Di sisi lain, minat masyarakat kekinian masih dipertanyakan, apakah mereka mau kembali seperti semula, Menggunakan minyak tanah. Sejatinya, minyak tanah lebih efektif dibanding Gas LPG. Kendatipun, melambungnya kebutuhan pokok, mulai dari rempah-rempah; cabe yang kian hari, kian melonjak, merembet harga minyak tanah, berkisar 8000 rupiah perliternya. Sudah merasa legakah pemerintah?
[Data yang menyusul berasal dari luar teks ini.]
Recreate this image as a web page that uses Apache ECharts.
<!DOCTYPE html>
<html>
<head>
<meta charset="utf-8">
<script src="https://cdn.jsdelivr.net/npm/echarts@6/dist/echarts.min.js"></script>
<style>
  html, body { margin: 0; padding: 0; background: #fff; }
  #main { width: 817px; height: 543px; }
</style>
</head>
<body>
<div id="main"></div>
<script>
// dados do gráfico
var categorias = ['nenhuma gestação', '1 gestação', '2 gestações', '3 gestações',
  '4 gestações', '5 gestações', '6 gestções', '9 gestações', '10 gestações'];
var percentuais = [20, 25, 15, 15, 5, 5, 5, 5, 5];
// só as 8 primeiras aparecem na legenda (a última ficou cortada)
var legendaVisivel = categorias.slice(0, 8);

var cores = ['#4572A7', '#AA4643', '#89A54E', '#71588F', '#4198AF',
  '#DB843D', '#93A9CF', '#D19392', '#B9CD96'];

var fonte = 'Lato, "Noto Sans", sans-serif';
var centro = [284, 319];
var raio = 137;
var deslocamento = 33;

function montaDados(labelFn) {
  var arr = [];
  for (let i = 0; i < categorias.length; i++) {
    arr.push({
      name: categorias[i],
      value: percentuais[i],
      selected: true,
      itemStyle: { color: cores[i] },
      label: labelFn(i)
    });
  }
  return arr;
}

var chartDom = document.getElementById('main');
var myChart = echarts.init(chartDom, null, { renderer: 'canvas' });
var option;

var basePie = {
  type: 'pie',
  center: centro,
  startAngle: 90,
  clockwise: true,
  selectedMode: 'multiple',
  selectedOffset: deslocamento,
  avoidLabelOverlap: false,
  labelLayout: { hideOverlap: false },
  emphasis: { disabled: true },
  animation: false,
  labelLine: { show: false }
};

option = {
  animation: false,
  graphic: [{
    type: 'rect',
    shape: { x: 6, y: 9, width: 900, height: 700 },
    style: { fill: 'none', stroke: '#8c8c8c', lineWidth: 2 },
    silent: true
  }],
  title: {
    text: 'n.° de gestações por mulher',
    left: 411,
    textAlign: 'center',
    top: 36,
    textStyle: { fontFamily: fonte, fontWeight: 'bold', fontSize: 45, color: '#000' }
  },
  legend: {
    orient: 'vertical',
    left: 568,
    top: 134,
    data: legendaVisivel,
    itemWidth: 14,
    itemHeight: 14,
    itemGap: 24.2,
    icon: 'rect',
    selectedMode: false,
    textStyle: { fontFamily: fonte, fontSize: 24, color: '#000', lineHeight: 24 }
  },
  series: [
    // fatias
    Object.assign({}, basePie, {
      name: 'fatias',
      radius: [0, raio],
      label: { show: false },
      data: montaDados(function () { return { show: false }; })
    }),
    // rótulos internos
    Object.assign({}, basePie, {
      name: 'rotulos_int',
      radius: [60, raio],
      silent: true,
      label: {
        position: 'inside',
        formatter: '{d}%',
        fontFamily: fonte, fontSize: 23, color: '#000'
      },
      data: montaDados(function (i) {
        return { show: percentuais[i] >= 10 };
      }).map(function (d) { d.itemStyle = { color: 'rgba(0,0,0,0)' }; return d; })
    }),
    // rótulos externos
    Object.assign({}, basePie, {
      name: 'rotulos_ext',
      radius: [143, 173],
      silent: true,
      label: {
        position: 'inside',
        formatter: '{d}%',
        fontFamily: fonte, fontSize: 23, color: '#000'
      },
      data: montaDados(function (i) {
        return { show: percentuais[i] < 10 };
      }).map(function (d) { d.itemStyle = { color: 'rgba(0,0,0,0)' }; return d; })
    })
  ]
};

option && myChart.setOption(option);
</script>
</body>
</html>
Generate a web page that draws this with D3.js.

Puaskah, atau merasa bijakkah pemerintah dalam mengentaskan Gas LPG sebagai kemudahan dan solusi terakhir untuk kebutuhan sehari-hari?
Akhirnya, kita tunggu waktu, apakah pemerintah betul-betul memikirkan nasib rakyat, atau malah meletarkan rakyat, hingga menjadi pengantin “korban” keganasan Gas LPG, yang pengujian regulator (layak tidaknya) masih menimbulkan pertanyaan dan pembalikan fakta. Kita tunggu apa yang akan dicanangkan kembali oleh pemerintah, kaitannya Gas Alternatif, sesuai kebutuhan dan keselamatan masyarakat dari ancaman bom Gas LPG.